The rules governing banking are too much and too many to function reasonably. They have become more than the very human people in the multitude of bank regulatory agencies can manage. The disciplining role of markets and the valuable service of banker judgment have in large measure been replaced by bureaucratic procedures and the judgments of government officials. These officials have had little if any practical experience making loans, taking deposits and putting them to work, building financial wealth, or otherwise providing products to customers. Government officials cannot run businesses. Now, their government jobs have become so demanding and complex, that they will not be able to do their own jobs, either. Too much has been placed upon them.

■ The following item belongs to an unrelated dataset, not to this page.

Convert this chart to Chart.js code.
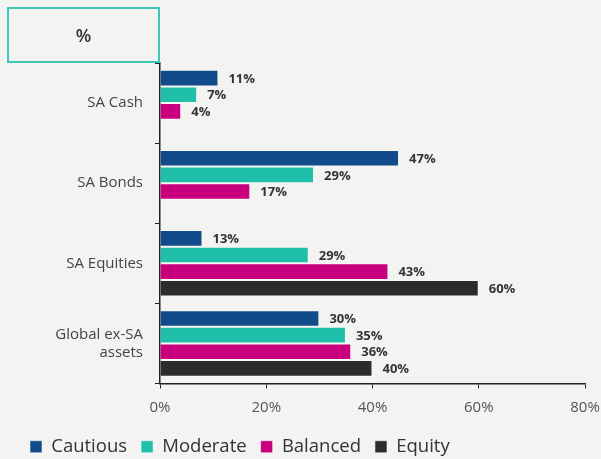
<!DOCTYPE html>
<html>
<head>
<meta charset="utf-8">
<script src="https://cdn.jsdelivr.net/npm/chart.js@4"></script>
<style>
  html, body { margin: 0; padding: 0; background: #f3f3f1; }
  #wrap { position: relative; width: 601px; height: 459px; }
  #unit {
    position: absolute; left: 7px; top: 7px; width: 149px; height: 52px;
    border: 2px solid #3cc8b4; font: 600 18px "Open Sans", sans-serif; color: #333;
    display: flex; align-items: center; justify-content: center;
  }
</style>
</head>
<body>
<div id="wrap">
  <canvas id="myChart" width="601" height="459"></canvas>
  <div id="unit">%</div>
</div>
<script>
const ctx = document.getElementById("myChart").getContext("2d");

const categorii = ["SA Cash", "SA Bonds", "SA Equities", ["Global ex-SA", "assets"]];
const xTicks = ["0%", "20%", "40%", "60%", "80%"];

// bar lengths as drawn, and the labels printed next to them
const cautious = [11, 45, 8, 30];
const moderate = [7, 29, 28, 35];
const balanced = [4, 17, 43, 36];
const equity = [null, null, 60, 40];

const cautiousLbl = ["11%", "47%", "13%", "30%"];
const moderateLbl = ["7%", "29%", "29%", "35%"];
const balancedLbl = ["4%", "17%", "43%", "36%"];
const equityLbl = ["", "", "60%", "40%"];

const valueLabels = {
  id: "valueLabels",
  afterDatasetsDraw(chart) {
    const c = chart.ctx;
    c.save();
    c.font = "bold 13px 'Open Sans', sans-serif";
    c.fillStyle = "#333";
    c.textAlign = "left";
    c.textBaseline = "middle";
    chart.data.datasets.forEach((ds, i) => {
      chart.getDatasetMeta(i).data.forEach((bar, j) => {
        if (ds.data[j] == null) return;
        c.fillText(ds.labels[j], bar.x + 10, bar.y + 1);
      });
    });
    c.restore();
  },
};

const myChart = new Chart(ctx, {
  type: "bar",
  data: {
    labels: categorii,
    datasets: [
      { label: "Cautious", data: cautious, labels: cautiousLbl, backgroundColor: "#124b8a" },
      { label: "Moderate", data: moderate, labels: moderateLbl, backgroundColor: "#20bfaa" },
      { label: "Balanced", data: balanced, labels: balancedLbl, backgroundColor: "#c8007d" },
      { label: "Equity", data: equity, labels: equityLbl, backgroundColor: "#2b2c2e" },
    ],
  },
  options: {
    indexAxis: "y",
    responsive: false,
    animation: false,
    categoryPercentage: 0.83,
    barPercentage: 1,
    borderWidth: 1,
    borderColor: "rgba(255,255,255,0.5)",
    layout: { padding: { top: 63, left: 16, right: 16, bottom: -7 } },
    scales: {
      x: {
        min: 0,
        max: 80,
        afterFit: (s) => {
          s.height = 40;
          s.paddingLeft = 0;
          s.paddingRight = 0;
        },
        ticks: {
          stepSize: 20,
          color: "#555",
          padding: 10,
          font: { family: "'Open Sans', sans-serif", size: 15 },
          callback: (v, i) => xTicks[i],
        },
        grid: { drawOnChartArea: false, tickLength: 5, color: "#222" },
        border: { color: "#222", width: 1.5 },
      },
      y: {
        afterFit: (s) => { s.width = 144; },
        ticks: {
          color: "#444",
          padding: 12,
          font: { family: "'Open Sans', sans-serif", size: 15 },
        },
        grid: { drawOnChartArea: false, tickLength: 5, color: "#222" },
        border: { color: "#222", width: 1.5 },
      },
    },
    plugins: {
      tooltip: { enabled: false },
      legend: {
        position: "bottom",
        align: "start",
        labels: {
          boxWidth: 12,
          boxHeight: 12,
          padding: 14,
          color: "#333",
          font: { family: "'Open Sans', sans-serif", size: 18.5 },
        },
      },
    },
  },
  plugins: [valueLabels],
});
</script>
</body>
</html>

Those most harmed by all of this are bank customers. For the moment, bank profits are up, but that is because their losses are down as they recover from the recession, not because services to customers are expanding. As a result of government interest rate policies, depositors earn almost nothing on the money that they place in banks. The expanding oversight involvement of bank regulators makes it dangerous for banks to offer new services to customers; the risk of breaking any of thousands of pages of regulations has become too great. It takes almost half an hour to open a new bank account, something that used to take minutes. Fewer credit-worthy borrowers today qualify for mortgages than just a year ago, before new regulations went into effect. The number of banks has been declining in recent years, dropping at the rate of nearly one for every business day, week in and week out. Only one new bank has been opened since 2010. We have fewer banks today than the nation had in 1893. A stagnant industry is less able to evolve to meet changing customer needs and preferences.

For the good of all of us who rely upon banking services, and for the sanity of financial regulators, we need to return to the principles of good banking. We need to restore a system of supervision that is measured, not by how much banker judgment it takes over, but by how it adds value to the ability of banks to serve customers. Government agencies—and the laws that they administer—that are derived from a founding document that begins with the words, “We the People,” should do nothing less, and nothing more.

On another day I would like to share some thoughts about how banks are being goaded to become their own enemies.